- Origin: Sweden
- Genres: Melodic rock
- Years active: 2014–present
- Label: Sony Music Entertainment
- Members: Alexander Strandell Christoffer Borg Richard Swärd
- Past members: Felix Borg Theodor Hedström Simon Gudmundsson Sam Söderlindh Carl Tudén Alexander Lundgren

= Art Nation =

Swedish melodic rock band

Art Nation is a Swedish melodic rock band from Gothenburg, founded in 2014 by Alexander Strandell and Christoffer Borg.

Their debut album Revolution was released in August 2015 by German record company Metal Heaven.

The band was nominated for one of Sweden's biggest music prizes, "Gaffa- priset", 2015, 2016, and 2017, as "The Best Live Act of the Year" and "Swedish Breakthrough of the Year" and "Swedish Group of the Year" like Zara Larsson, Ghost, Laleh, Håkan Hellström and In Flames.

The song "Look to the Sky" featured in the newspaper Aftonbladet's best-selling list 2015 and was named "Beautifulest Ballad of the Year".

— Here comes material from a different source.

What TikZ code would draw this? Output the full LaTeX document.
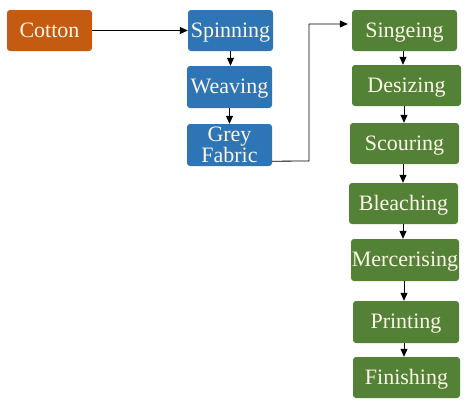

In early 2016, the band signed a worldwide record contract with Sony Music Entertainment / Gain, which led to a sharp success curve in a short period of time. In mid-2016, the band was highly featured with "We Are Better Together", this year's specially written Gothia Cup song, performed during the opening ceremony at Ullevi on July 18, 2016, for an audience of 60,000. In this connection, the band also participated in SVT where the "Gothia song" was played live.

The tour summer also included many play dates at festivals, clubs and other contexts. Sweden's biggest rock magazine online, Rocknytt, praised the band through the sentence - "[Art Nation] is a magnificent show in how damn good melodic hard rock can sound in 2016!"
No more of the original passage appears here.